As a recording artist, Ms. Nyro never had a gold album or a hit single, but many of her songs were hits for others. And her albums, especially her 1968 song suite ''Eli and the Thirteenth Confession'' (Columbia), a sometimes impenetrable mosaic of fragments, reflections and fantasies with a Southern gospel feel, was one of the most influential pop recordings of the late 1960's. Among the many artists inspired by Ms. Nyro's eclecticism and poetic sensibility were Rickie Lee Jones, Kate Bush, Wendy Waldman, Jane Siberry, Teena Marie, Suzanne Vega, Toni Childs, Tori Amos and Paula Cole.

Among Ms. Nyro's biggest hits for others were the songs ''And When I Die'' (recorded by Peter, Paul and Mary and Blood, Sweat and Tears), ''Wedding Bell Blues'' (the Fifth Dimension), ''Sweet Blindness'' (the Fifth Dimension), ''Stoned Soul Picnic'' (the Fifth Dimension), ''Eli's Coming'' (Three Dog Night) and ''Stoney End'' (Barbra Streisand).

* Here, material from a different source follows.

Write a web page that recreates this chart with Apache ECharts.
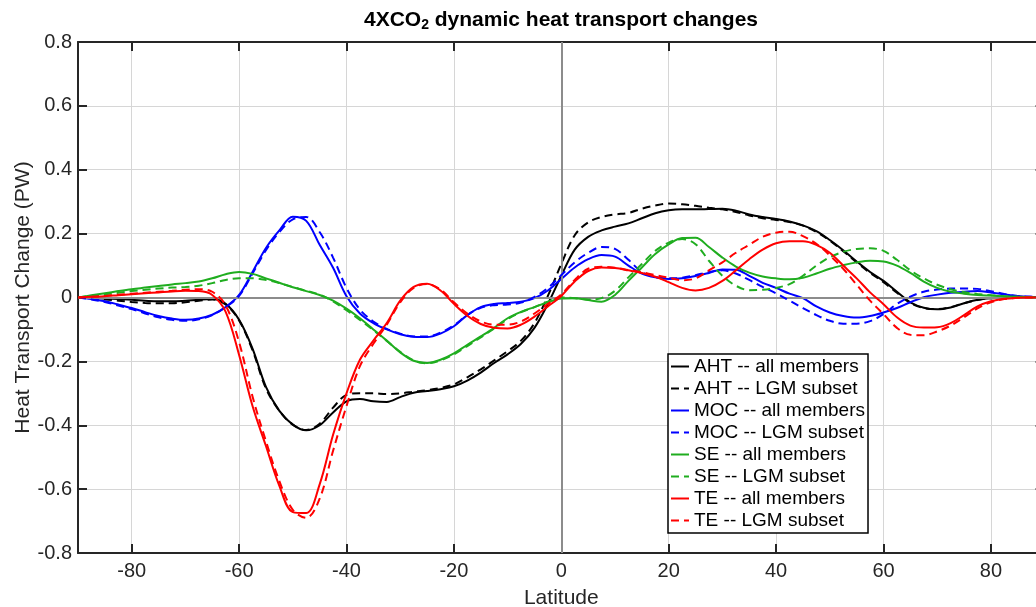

Ms. Nyro was born Laura Nigro in the Bronx on Oct. 18, 1947. Her father was a jazz trumpeter who practiced for hours at home. An undisciplined child prodigy, Ms. Nyro began writing songs at age 8 and later attended the High School of Music and Art in Manhattan. As a teen-ager she experimented with psychedelic drugs, absorbed musical influences as far-ranging as Bob Dylan, John Coltrane and Debussy, and at 18 made her first extended club appearance at the Hungry i coffeehouse in San Francisco.

In 1966, Verve/Folkways released her debut album, ''More Than a New Discovery,'' a remarkably sophisticated collection of original songs that Columbia later purchased and reissued in 1973 as ''The First Songs.'' Widely admired, it led to an invitation to perform at the 1967 Monterey Pop Festival, where her introspective music proved so out of place amid the high-powered rock of Jimi Hendrix and Janis Joplin that she was shouted off the stage.

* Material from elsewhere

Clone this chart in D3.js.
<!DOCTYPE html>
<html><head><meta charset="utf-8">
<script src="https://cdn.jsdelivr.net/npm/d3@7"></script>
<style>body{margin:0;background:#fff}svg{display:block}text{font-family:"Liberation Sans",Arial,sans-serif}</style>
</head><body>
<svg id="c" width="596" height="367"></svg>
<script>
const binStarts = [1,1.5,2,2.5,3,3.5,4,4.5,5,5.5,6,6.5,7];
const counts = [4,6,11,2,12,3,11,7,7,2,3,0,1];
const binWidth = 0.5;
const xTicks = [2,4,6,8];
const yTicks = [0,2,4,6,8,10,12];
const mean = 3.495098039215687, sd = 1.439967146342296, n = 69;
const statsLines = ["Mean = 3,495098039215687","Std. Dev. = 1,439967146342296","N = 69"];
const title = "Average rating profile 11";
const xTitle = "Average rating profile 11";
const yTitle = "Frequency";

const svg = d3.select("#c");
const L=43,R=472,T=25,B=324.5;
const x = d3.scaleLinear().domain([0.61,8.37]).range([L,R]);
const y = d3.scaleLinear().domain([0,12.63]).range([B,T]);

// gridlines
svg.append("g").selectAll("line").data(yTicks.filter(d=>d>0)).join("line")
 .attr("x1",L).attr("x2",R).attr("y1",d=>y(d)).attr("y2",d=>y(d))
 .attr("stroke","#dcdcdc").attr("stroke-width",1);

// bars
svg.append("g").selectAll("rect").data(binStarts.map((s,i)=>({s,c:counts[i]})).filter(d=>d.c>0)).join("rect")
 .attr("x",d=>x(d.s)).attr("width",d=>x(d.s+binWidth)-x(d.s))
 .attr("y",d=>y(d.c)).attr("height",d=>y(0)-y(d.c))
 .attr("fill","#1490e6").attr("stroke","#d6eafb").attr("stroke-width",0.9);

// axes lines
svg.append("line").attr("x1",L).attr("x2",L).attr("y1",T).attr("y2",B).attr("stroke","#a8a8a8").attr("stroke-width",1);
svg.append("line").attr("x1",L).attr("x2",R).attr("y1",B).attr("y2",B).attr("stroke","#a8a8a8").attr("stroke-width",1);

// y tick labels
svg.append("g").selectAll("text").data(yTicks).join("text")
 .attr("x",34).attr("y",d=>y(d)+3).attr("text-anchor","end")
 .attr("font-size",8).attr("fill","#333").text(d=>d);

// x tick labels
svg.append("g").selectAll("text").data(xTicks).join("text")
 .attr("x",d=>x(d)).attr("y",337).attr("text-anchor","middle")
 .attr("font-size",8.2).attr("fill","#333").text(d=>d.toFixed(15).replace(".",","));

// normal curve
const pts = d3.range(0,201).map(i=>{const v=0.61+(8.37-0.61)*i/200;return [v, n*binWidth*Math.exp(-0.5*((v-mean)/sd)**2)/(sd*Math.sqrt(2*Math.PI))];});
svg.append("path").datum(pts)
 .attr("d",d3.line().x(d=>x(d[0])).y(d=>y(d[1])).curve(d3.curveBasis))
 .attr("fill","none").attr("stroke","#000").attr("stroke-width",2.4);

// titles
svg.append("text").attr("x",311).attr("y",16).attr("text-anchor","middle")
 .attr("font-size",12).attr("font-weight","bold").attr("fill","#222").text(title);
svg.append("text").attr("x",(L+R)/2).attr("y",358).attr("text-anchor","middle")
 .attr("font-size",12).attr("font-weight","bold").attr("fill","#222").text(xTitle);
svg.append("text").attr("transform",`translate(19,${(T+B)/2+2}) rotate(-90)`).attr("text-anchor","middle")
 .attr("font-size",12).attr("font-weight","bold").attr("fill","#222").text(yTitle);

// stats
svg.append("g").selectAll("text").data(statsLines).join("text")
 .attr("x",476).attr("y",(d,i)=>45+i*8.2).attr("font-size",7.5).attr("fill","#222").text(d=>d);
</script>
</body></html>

Within the year, however, several of Ms. Nyro's songs had become hits for others, and she was signed by Columbia. In March 1968, the label released ''Eli and the Thirteenth Confession,'' her autobiographical album about a young woman's spiritual journey from childhood to maturity. With its abrupt changes of tempo and style and its fiercely emotional singing, the record was unlike anything that had been heard in pop music, and it laid the groundwork for a female-dominated genre of quirky, reflective songwriting that continues to this day.

On her next two albums, ''New York Tendaberry'' (1969) and ''Christmas and the Beads of Sweat'' (1970), Ms. Nyro retreated somewhat from the boundary-breaking experimentalism of ''Eli'' and settled into her characteristic style, which remained eclectic but had its strongest roots in the Philadelphia pop-soul sound of songwriters like Thom Bell, Kenneth Gamble and Leon Huff, and Todd Rundgren. Her 1971 album, ''Gonna Take a Miracle,'' a collaboration with the rhythm-and-blues group LaBelle, was a tribute to New York street music of an earlier era that featured jubilant remakes of old doo-wop and Motown favorites.

Never comfortable in the limelight, Ms. Nyro married and retreated from the music business to lead a secluded life for the next three years in a fishing village in Massachusetts. After the marriage ended in divorce, she returned to recording, putting out ''Smile'' (1976), her first album in four years. Here, and in her later Columbia albums, ''Nested'' (1978), ''Mother's Spiritual'' (1984) and ''Walk the Dog and Light the Light'' (1993), her songs gave increasingly direct expression to the pantheism that had always lurked in her writing. But if her later songs exalted pacifism, feminism, motherhood and animal rights, the emotional turmoil of old was never far from the surface.

Ms. Nyro personally selected all 34 of the songs on a recently released two-disk retrospective of her work, ''The Best of Laura Nyro: Stoned Soul Picnic'' (Columbia/Legacy).

She is survived by a son, Gil Bianchini, and her companion, Maria Desiderio.

Photo: The singer and songwriter Laura Nyro in the late 1970's.